Águas paradas e uma tempestade

O temporal que varreu de norte a sul o país confrontou-nos de novo, de uma forma talvez mais brutal do que o costume, com a evidência da vulnerabilidade da nossa orla costeira.

E com a urgência de encontrarmos uma forma de nos adaptarmos a um oceano que as alterações climáticas estão a tornar cada mais perigoso e destruidor.

A tempestade Hércules diferenciou-se de outras por duas razões. Por um lado, fez-se sentir em toda a costa. Houve notícia de estragos da foz do Douro até Quarteira. Não foi uma tempestade localizada. Por outro, as baixas pressões fizeram subir o nível do mar em cerca de um metro e as ondas tinham uma duração superior à habitual. Some-se a isso as câmaras que hoje estão espalhadas por inúmeras praias e as imagens captadas por telemóveis e obtemos, além de uma tempestade incomum, múltiplos testemunhos da violência das ondas.

A tudo isto o país responde com águas paradas. Não que seja humanamente possível ter uma estratégia contra tempestades, mas é possível ter estratégias que nos permitam adaptarmo-nos a este vizinho imprevisível que é o oceano. O pior é quando essas estratégias até existem, mas tendem a ficar sepultadas na calmaria de um fundo de gaveta. Algumas das intervenções ontem anunciadas pelo ministro do Ambiente, Moreira da Silva, para a costa entre Ovar e Marinha Grande, uma zona particularmente sensível, fazem parte de um plano aprovado há 14 anos.

Mais grave é a tolerância que continua a existir para com a profusão de edificações em zonas de risco do litoral. Entre 2001 e 2011, a população que vive em freguesias junto ao mar aumentou 10%.

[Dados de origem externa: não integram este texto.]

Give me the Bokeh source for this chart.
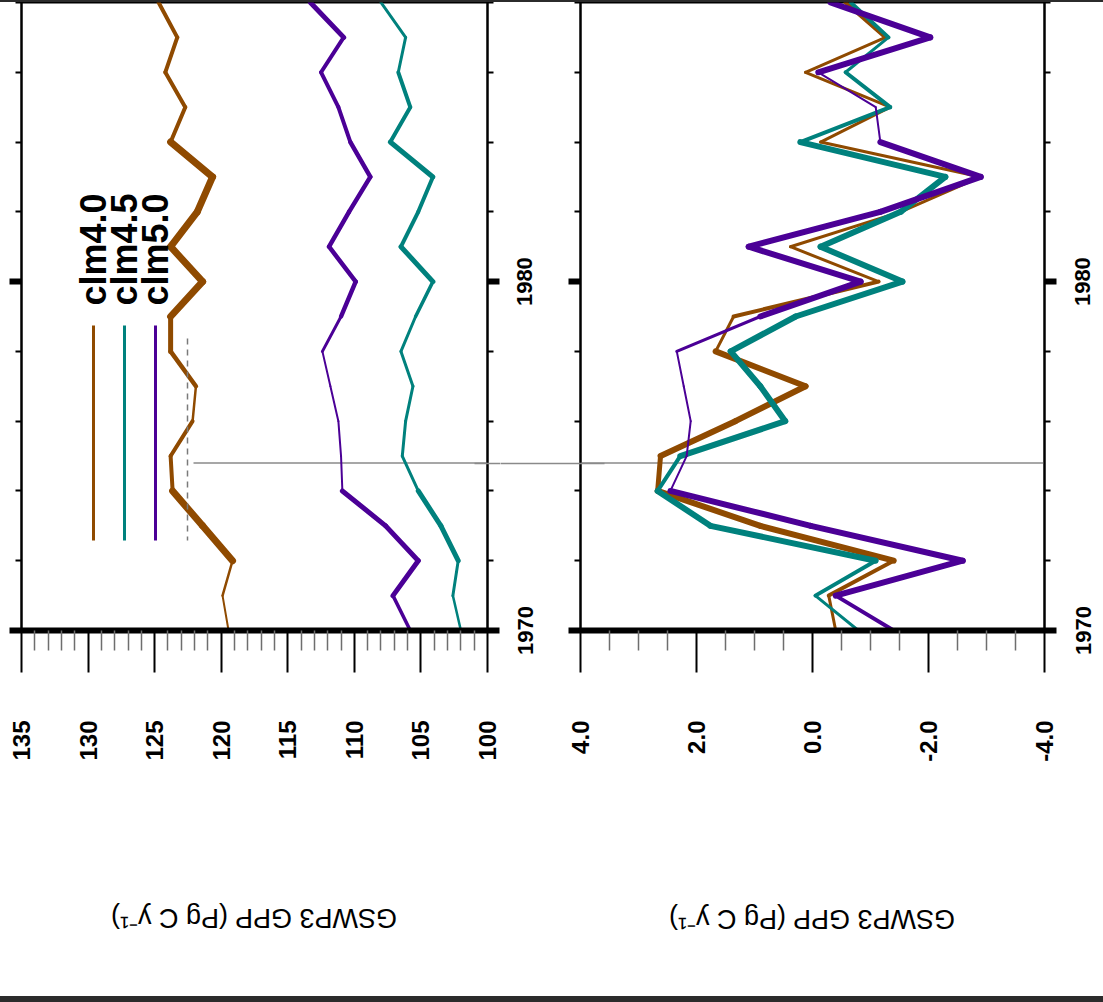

Nada disto é exactamente animador num país onde dois terços da linha de costa são susceptíveis de erosão, que a subida do nível do mar só agravará no futuro. Ainda não aprendemos, portanto, a lição. E o vigor da tempestade dos últimos dias deixou claro que é urgente uma mudança de atitude colectiva em relação à protecção da nossa costa.